[BEGIN]
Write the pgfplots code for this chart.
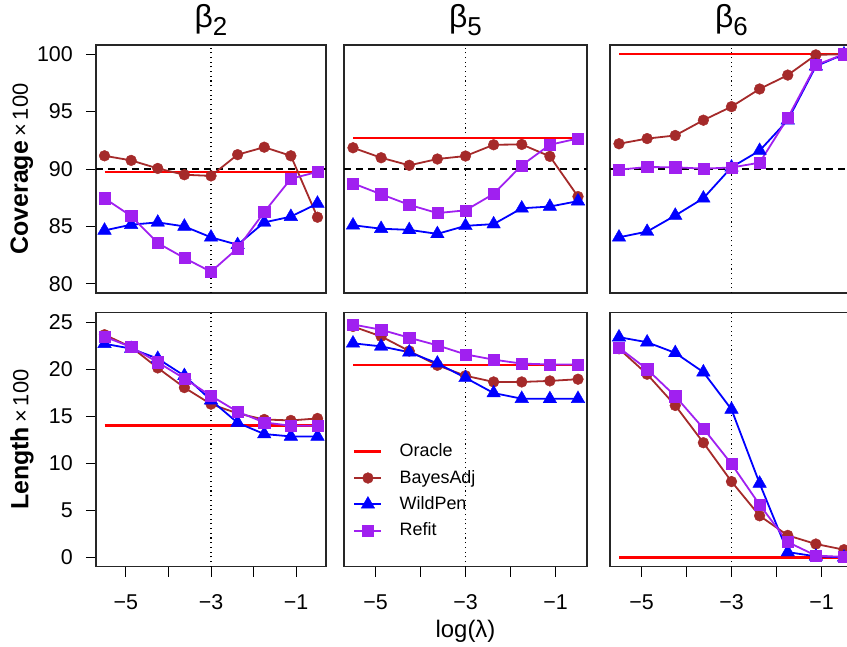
\documentclass[border=0pt]{standalone}
\usepackage{pgfplots}
\pgfplotsset{compat=1.18}
\usepackage{pgfplotstable}
\usepackage{fontspec}
\setmainfont{Liberation Sans}

\definecolor{brn}{HTML}{A52A2A}
\definecolor{pur}{HTML}{A020F0}
\newcommand{\fs}[1]{\fontsize{#1}{#1}\selectfont}

% columns: log(lambda), BayesAdj, WildPen, Refit
\pgfplotstableread{
x bayes wild refit
-5.5   91.15 84.65 87.45
-4.875 90.75 85.15 85.90
-4.25  90.05 85.35 83.55
-3.625 89.50 85.00 82.25
-3     89.40 84.05 81.05
-2.375 91.25 83.40 83.10
-1.75  91.90 85.35 86.25
-1.125 91.15 85.85 89.15
-0.5   85.80 87.00 89.75
}\covA
\pgfplotstableread{
x bayes wild refit
-5.5   91.85 85.10 88.75
-4.875 90.98 84.80 87.80
-4.25  90.32 84.70 86.88
-3.625 90.87 84.35 86.16
-3     91.13 85.05 86.40
-2.375 92.11 85.20 87.83
-1.75  92.14 86.58 90.32
-1.125 91.10 86.73 92.11
-0.5   87.60 87.20 92.66
}\covB
\pgfplotstableread{
x bayes wild refit
-5.5   92.20 84.05 89.94
-4.875 92.65 84.55 90.17
-4.25  92.92 85.95 90.15
-3.625 94.25 87.45 90.03
-3     95.43 90.15 90.13
-2.375 96.97 91.60 90.55
-1.75  98.18 94.25 94.45
-1.125 99.94 98.95 99.05
-0.5   100.0 100.0 100.0
}\covC
\pgfplotstableread{
x bayes wild refit
-5.5   23.66 22.70 23.45
-4.875 22.35 22.18 22.35
-4.25  20.13 21.12 20.73
-3.625 18.04 19.30 19.00
-3     16.28 16.70 17.16
-2.375 15.29 14.30 15.47
-1.75  14.65 13.10 14.34
-1.125 14.55 12.85 13.98
-0.5   14.76 12.85 13.98
}\lenA
\pgfplotstableread{
x bayes wild refit
-5.5   24.54 22.75 24.75
-4.875 23.48 22.42 24.19
-4.25  21.93 21.80 23.34
-3.625 20.41 20.62 22.53
-3     19.30 19.08 21.57
-2.375 18.64 17.46 21.01
-1.75  18.64 16.86 20.59
-1.125 18.75 16.84 20.50
-0.5   18.93 16.86 20.50
}\lenB
\pgfplotstableread{
x bayes wild refit
-5.5   22.17 23.40 22.28
-4.875 19.46 22.86 19.99
-4.25  16.14 21.73 17.13
-3.625 12.18 19.68 13.70
-3      8.05 15.72  9.92
-2.375  4.41  7.85  5.58
-1.75   2.33  0.55  1.62
-1.125  1.41  0.10  0.18
-0.5    0.81  0.00  0.04
}\lenC

\pgfplotsset{
  panel/.style={scale only axis, xmin=-5.7, xmax=-0.3,
    axis line style={line width=1.2bp, black!85},
    tick align=outside, tick pos=left, major tick length=10bp,
    tick style={black, line width=0.9bp},
    tick label style={font=\fs{21.5}},
    /pgf/number format/assume math mode=true,
    yticklabel style={anchor=east, inner sep=0pt, xshift=-13bp},
    xticklabel style={anchor=north, inner sep=0pt, yshift=-18bp},
    title style={font=\fs{32}, at={(axis description cs:0.5,1)}, anchor=base, yshift=12bp},
    ylabel style={at={(axis description cs:-0.322,0.5)}, anchor=center},
  },
  toprow/.style={panel, height=248bp, ymin=79.2, ymax=100.8, xtick=\empty},
  botrow/.style={panel, height=254bp, ymin=-1, ymax=26,
    xtick={-5,-4,-3,-2,-1}, xticklabels={−5,,−3,,−1}},
  oracle/.style={red, line width=2.5bp, mark=none},
  bayes/.style={brn, line width=1.8bp, mark=*, mark size=5.4bp, mark options={line width=0.4bp, fill=brn}},
  wild/.style={blue, line width=1.8bp, mark=triangle*, mark size=7.8bp, mark options={line width=0.4bp, fill=blue}},
  refit/.style={pur, line width=1.8bp, mark=square*, mark size=5.6bp, mark options={line width=0.4bp, fill=pur}},
  vline/.style={black, line width=1.1bp, dash pattern=on 1.1bp off 3.6bp, forget plot},
  hline/.style={black, line width=1.4bp, dash pattern=on 7bp off 5bp, forget plot},
}

\begin{document}
\begin{tikzpicture}
\useasboundingbox (0,0) rectangle (847bp,-647bp);
\clip (0,0) rectangle (847bp,-647bp);

% top row: coverage
\begin{axis}[toprow, at={(96bp,-293bp)}, anchor=south west, width=230bp,
  ytick={80,85,90,95,100}, title={β\raisebox{-0.28em}{\fs{26}2}},
  ylabel={{\fs{25}\bfseries Coverage}\hspace{4bp}{\fs{22}×\hspace{4bp}100}}]
\addplot[vline] coordinates {(-3,79.2)(-3,100.8)};
\addplot[hline] coordinates {(-5.7,90)(-0.3,90)};
\addplot[oracle] coordinates {(-5.5,89.75)(-0.5,89.75)};
\addplot[bayes] table[y=bayes] {\covA};
\addplot[wild] table[y=wild] {\covA};
\addplot[refit] table[y=refit] {\covA};
\end{axis}

\begin{axis}[toprow, at={(344bp,-293bp)}, anchor=south west, width=243bp,
  ytick=\empty, title={β\raisebox{-0.28em}{\fs{26}5}}]
\addplot[vline] coordinates {(-3,79.2)(-3,100.8)};
\addplot[hline] coordinates {(-5.7,90)(-0.3,90)};
\addplot[oracle] coordinates {(-5.5,92.7)(-0.5,92.7)};
\addplot[bayes] table[y=bayes] {\covB};
\addplot[wild] table[y=wild] {\covB};
\addplot[refit] table[y=refit] {\covB};
\end{axis}

\begin{axis}[toprow, at={(610bp,-293bp)}, anchor=south west, width=243bp,
  ytick=\empty, title={β\raisebox{-0.28em}{\fs{26}6}}]
\addplot[vline] coordinates {(-3,79.2)(-3,100.8)};
\addplot[hline] coordinates {(-5.7,90)(-0.3,90)};
\addplot[oracle] coordinates {(-5.5,100)(-0.5,100)};
\addplot[bayes] table[y=bayes] {\covC};
\addplot[wild] table[y=wild] {\covC};
\addplot[refit] table[y=refit] {\covC};
\end{axis}

% bottom row: length
\begin{axis}[botrow, at={(96bp,-566.7bp)}, anchor=south west, width=230bp,
  ytick={0,5,10,15,20,25},
  ylabel={{\fs{25}\bfseries Length}\hspace{4bp}{\fs{22}×\hspace{4bp}100}}]
\addplot[vline] coordinates {(-3,-1)(-3,26)};
\addplot[oracle] coordinates {(-5.5,14)(-0.5,14)};
\addplot[bayes] table[y=bayes] {\lenA};
\addplot[wild] table[y=wild] {\lenA};
\addplot[refit] table[y=refit] {\lenA};
\end{axis}

\begin{axis}[botrow, at={(344bp,-566.7bp)}, anchor=south west, width=243bp,
  ytick=\empty, xlabel={log(λ)},
  xlabel style={font=\fs{24}, at={(axis description cs:0.5,0)}, anchor=base, yshift=-71bp},
  legend style={draw=none, fill=none, at={(axis cs:-5.5,12.2)}, anchor=north west,
    font=\fs{18}, inner sep=0pt, row sep=8.3bp, column sep=17bp,
    nodes={inner sep=0pt, text height=14bp, text depth=4bp}},
  legend cell align=left,
  legend image code/.code={\draw[mark repeat=2, mark phase=2, #1]
    plot coordinates {(0bp,0bp)(13.5bp,0bp)(27bp,0bp)};}]
\addplot[vline] coordinates {(-3,-1)(-3,26)};
\addplot[oracle] coordinates {(-5.5,20.45)(-0.5,20.45)};
\addlegendentry{Oracle}
\addplot[bayes] table[y=bayes] {\lenB};
\addlegendentry{BayesAdj}
\addplot[wild] table[y=wild] {\lenB};
\addlegendentry{WildPen}
\addplot[refit] table[y=refit] {\lenB};
\addlegendentry{Refit}
\end{axis}

\begin{axis}[botrow, at={(610bp,-566.7bp)}, anchor=south west, width=243bp,
  ytick=\empty]
\addplot[vline] coordinates {(-3,-1)(-3,26)};
\addplot[oracle] coordinates {(-5.5,0)(-0.5,0)};
\addplot[bayes] table[y=bayes] {\lenC};
\addplot[wild] table[y=wild] {\lenC};
\addplot[refit] table[y=refit] {\lenC};
\end{axis}
\end{tikzpicture}
\end{document}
[END]
Pick out each line that holds the string "code".

■ Result
Write the pgfplots code for this chart.
  legend image code/.code={\draw[mark repeat=2, mark phase=2, #1]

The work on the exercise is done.